Существовала ли у казаков России единая идентичность, что влияло на ее формирование? Данная проблема оказалась в фокусе внимания американского исследователя Б. Боука, автора целого ряда обстоятельных статей, посвященных истории “казачьего национализма”.[7] По мнению автора, “кубанская казачья идентичность” была проигнорирована в ходе организации и проведения переписей 1926 и 2002 гг., когда большинство казаков-кубанцев “подсчитали” как украинцев (1926 г.) и как русских (2002 г.).[8] Боук рассматривает зарождение и эволюцию “казачьей самости” в дореволюционный период, подразумевая при этом формирование у кубанских казаков особых представлений о своей земле, границах этнической территории, особой исторической роли, бинарной оппозиции “казак – русский” (“казак – мужик”), а также внешние факторы, влиявшие на трансформацию казачьей самоидентификации (политика украинизации 1920-х – начала 1930-х гг., русификация посредством урбанизации 1950-1970-х гг.). Таким образом, защита российского пограничья и активная роль в имперском освоении Кавказа автоматически не гарантировала у казаков “русскость” самосознания. Напротив, участие в российском имперском проекте во многом обостряло казачий партикуляризм и претензии на национальное самоопределение, проявившиеся в ходе гражданской войны, эмиграции и в процессе т.н. “казачьего возрождения”.
Таким образом, даже беглое изложение основных положений статей участников форума AI показывает, что социальная и политическая природа, а также исторические интерпретации собственного прошлого у украинских, забайкальских и кубанских казаков были принципиально разными. Если “запорожское лыцарство” – результат вольной стихии, то организация забайкальского и кубанского казачества – процесс целенаправленной государственной политики. В одном случае перед нами – группа, осознанная постфактум как первопроходцы борьбы за нацию-государство, в другом – защитники границ и участники имперского проекта, в третьем – “национализирующееся” сообщество. Никакой прочной основы для того, чтобы сводить эти три различных казачьих сообщества к единому знаменателю не существует.

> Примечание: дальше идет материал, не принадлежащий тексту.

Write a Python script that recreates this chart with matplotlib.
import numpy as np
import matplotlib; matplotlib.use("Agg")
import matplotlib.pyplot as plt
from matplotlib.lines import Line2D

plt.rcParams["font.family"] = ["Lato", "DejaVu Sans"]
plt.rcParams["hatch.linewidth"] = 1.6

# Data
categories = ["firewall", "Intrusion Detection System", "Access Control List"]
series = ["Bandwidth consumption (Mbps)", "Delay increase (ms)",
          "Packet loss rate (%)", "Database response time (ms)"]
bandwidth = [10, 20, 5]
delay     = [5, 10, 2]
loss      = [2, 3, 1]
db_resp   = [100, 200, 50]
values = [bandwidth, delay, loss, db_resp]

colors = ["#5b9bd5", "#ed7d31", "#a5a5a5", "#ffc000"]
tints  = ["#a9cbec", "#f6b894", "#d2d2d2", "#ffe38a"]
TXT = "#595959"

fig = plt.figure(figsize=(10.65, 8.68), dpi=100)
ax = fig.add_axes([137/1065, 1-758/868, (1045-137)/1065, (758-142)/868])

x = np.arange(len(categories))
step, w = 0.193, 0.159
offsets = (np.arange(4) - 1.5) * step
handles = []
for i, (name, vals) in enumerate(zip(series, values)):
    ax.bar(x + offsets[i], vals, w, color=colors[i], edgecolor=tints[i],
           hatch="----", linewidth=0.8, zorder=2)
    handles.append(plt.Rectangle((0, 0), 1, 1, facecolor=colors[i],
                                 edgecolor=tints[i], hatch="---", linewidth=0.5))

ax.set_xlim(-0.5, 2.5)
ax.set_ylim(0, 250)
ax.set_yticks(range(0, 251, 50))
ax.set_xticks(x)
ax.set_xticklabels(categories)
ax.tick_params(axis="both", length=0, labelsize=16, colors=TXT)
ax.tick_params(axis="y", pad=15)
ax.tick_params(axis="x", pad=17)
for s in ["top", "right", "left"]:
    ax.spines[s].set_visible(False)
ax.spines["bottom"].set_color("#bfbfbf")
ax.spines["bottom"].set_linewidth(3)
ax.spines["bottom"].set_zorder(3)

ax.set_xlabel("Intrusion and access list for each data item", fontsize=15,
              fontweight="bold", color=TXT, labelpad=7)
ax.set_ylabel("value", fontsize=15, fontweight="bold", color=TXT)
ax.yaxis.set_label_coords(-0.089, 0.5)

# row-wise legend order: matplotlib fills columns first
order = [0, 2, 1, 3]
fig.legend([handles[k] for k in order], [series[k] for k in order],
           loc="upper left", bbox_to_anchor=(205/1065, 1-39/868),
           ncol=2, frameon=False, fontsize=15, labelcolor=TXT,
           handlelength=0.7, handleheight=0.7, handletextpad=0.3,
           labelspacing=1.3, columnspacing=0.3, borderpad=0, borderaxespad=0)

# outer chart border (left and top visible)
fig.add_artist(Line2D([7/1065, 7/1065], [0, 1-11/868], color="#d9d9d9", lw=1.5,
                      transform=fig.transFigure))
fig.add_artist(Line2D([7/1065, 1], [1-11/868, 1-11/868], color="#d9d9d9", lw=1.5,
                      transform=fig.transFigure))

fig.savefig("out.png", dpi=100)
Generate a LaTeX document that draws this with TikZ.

Очевидно, что в сегодняшних условиях настало время отказаться от универсалистских клише и штампов, унаследованных нами из историографии казачества конца 1980 – 1990-х гг. Если казаки – это “субэтнос” русского народа, как настаивала советская этнографическая (бромлеевская) ортодоксия, то кем являются украинские казаки (запорожские и реестровые), донские казаки-калмыки и забайкальские казаки-буряты и эвенки? Исследователи, обращавшиеся к истории забайкальских казаков – этнических бурят и эвенков и донских калмыков – приходили к выводу, что, вступив в казачье сословие, представители этносов восточной Сибири и юга России сохраняли тесные контакты со своими “материнскими этносами” и традиционными культурами.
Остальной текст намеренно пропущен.